▶ _Set task_: Set down the material below in full, matching it exactly.
** Start Dataset content **
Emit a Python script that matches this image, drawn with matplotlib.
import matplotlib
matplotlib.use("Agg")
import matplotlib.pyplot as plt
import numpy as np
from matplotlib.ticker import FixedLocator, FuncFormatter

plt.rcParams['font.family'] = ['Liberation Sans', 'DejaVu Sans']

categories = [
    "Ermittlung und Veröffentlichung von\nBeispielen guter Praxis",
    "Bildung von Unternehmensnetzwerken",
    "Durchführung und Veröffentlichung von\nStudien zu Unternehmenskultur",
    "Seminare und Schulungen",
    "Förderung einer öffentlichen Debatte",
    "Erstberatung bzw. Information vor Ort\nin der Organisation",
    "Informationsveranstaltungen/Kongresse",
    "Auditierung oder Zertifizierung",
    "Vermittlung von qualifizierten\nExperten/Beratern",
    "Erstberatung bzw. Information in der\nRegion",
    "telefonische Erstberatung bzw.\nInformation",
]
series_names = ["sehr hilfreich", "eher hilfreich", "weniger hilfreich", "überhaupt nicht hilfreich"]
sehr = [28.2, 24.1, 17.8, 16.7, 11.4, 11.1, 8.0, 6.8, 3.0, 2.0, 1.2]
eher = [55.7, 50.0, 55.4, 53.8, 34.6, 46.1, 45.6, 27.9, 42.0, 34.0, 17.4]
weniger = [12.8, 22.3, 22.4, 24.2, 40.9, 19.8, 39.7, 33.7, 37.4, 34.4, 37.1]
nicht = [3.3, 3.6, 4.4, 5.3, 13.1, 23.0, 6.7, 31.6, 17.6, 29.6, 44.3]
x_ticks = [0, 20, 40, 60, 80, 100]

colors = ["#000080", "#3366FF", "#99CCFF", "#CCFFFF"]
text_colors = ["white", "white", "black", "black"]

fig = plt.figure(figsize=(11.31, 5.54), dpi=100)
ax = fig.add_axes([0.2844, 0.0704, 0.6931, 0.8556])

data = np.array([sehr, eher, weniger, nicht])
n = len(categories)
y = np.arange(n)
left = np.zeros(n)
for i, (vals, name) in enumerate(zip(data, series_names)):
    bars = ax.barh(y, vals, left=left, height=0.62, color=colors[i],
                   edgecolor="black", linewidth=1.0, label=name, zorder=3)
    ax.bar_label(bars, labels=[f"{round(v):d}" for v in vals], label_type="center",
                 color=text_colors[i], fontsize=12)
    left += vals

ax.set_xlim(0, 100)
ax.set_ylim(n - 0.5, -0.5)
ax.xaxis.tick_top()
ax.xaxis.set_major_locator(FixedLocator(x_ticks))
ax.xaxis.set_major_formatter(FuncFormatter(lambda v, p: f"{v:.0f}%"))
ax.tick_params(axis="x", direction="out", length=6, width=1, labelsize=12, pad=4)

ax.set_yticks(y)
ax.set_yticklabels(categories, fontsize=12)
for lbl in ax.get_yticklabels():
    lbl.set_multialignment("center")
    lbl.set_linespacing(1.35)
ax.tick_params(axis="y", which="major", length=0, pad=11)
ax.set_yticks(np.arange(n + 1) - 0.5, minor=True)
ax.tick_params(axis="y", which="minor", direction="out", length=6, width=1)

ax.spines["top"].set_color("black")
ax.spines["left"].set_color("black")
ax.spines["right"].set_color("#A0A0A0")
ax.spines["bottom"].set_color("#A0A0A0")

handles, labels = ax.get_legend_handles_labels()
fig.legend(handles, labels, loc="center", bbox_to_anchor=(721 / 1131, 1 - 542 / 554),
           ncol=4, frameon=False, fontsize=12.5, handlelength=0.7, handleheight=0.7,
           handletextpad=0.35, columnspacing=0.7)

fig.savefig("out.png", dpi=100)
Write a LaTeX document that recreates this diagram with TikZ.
** End Dataset content **
▶ _Response_:
Emit a Python script that matches this image, drawn with matplotlib.
import matplotlib
matplotlib.use("Agg")
import matplotlib.pyplot as plt
import numpy as np
from matplotlib.ticker import FixedLocator, FuncFormatter

plt.rcParams['font.family'] = ['Liberation Sans', 'DejaVu Sans']

categories = [
    "Ermittlung und Veröffentlichung von\nBeispielen guter Praxis",
    "Bildung von Unternehmensnetzwerken",
    "Durchführung und Veröffentlichung von\nStudien zu Unternehmenskultur",
    "Seminare und Schulungen",
    "Förderung einer öffentlichen Debatte",
    "Erstberatung bzw. Information vor Ort\nin der Organisation",
    "Informationsveranstaltungen/Kongresse",
    "Auditierung oder Zertifizierung",
    "Vermittlung von qualifizierten\nExperten/Beratern",
    "Erstberatung bzw. Information in der\nRegion",
    "telefonische Erstberatung bzw.\nInformation",
]
series_names = ["sehr hilfreich", "eher hilfreich", "weniger hilfreich", "überhaupt nicht hilfreich"]
sehr = [28.2, 24.1, 17.8, 16.7, 11.4, 11.1, 8.0, 6.8, 3.0, 2.0, 1.2]
eher = [55.7, 50.0, 55.4, 53.8, 34.6, 46.1, 45.6, 27.9, 42.0, 34.0, 17.4]
weniger = [12.8, 22.3, 22.4, 24.2, 40.9, 19.8, 39.7, 33.7, 37.4, 34.4, 37.1]
nicht = [3.3, 3.6, 4.4, 5.3, 13.1, 23.0, 6.7, 31.6, 17.6, 29.6, 44.3]
x_ticks = [0, 20, 40, 60, 80, 100]

colors = ["#000080", "#3366FF", "#99CCFF", "#CCFFFF"]
text_colors = ["white", "white", "black", "black"]

fig = plt.figure(figsize=(11.31, 5.54), dpi=100)
ax = fig.add_axes([0.2844, 0.0704, 0.6931, 0.8556])

data = np.array([sehr, eher, weniger, nicht])
n = len(categories)
y = np.arange(n)
left = np.zeros(n)
for i, (vals, name) in enumerate(zip(data, series_names)):
    bars = ax.barh(y, vals, left=left, height=0.62, color=colors[i],
                   edgecolor="black", linewidth=1.0, label=name, zorder=3)
    ax.bar_label(bars, labels=[f"{round(v):d}" for v in vals], label_type="center",
                 color=text_colors[i], fontsize=12)
    left += vals

ax.set_xlim(0, 100)
ax.set_ylim(n - 0.5, -0.5)
ax.xaxis.tick_top()
ax.xaxis.set_major_locator(FixedLocator(x_ticks))
ax.xaxis.set_major_formatter(FuncFormatter(lambda v, p: f"{v:.0f}%"))
ax.tick_params(axis="x", direction="out", length=6, width=1, labelsize=12, pad=4)

ax.set_yticks(y)
ax.set_yticklabels(categories, fontsize=12)
for lbl in ax.get_yticklabels():
    lbl.set_multialignment("center")
    lbl.set_linespacing(1.35)
ax.tick_params(axis="y", which="major", length=0, pad=11)
ax.set_yticks(np.arange(n + 1) - 0.5, minor=True)
ax.tick_params(axis="y", which="minor", direction="out", length=6, width=1)

ax.spines["top"].set_color("black")
ax.spines["left"].set_color("black")
ax.spines["right"].set_color("#A0A0A0")
ax.spines["bottom"].set_color("#A0A0A0")

handles, labels = ax.get_legend_handles_labels()
fig.legend(handles, labels, loc="center", bbox_to_anchor=(721 / 1131, 1 - 542 / 554),
           ncol=4, frameon=False, fontsize=12.5, handlelength=0.7, handleheight=0.7,
           handletextpad=0.35, columnspacing=0.7)

fig.savefig("out.png", dpi=100)
Write a LaTeX document that recreates this diagram with TikZ.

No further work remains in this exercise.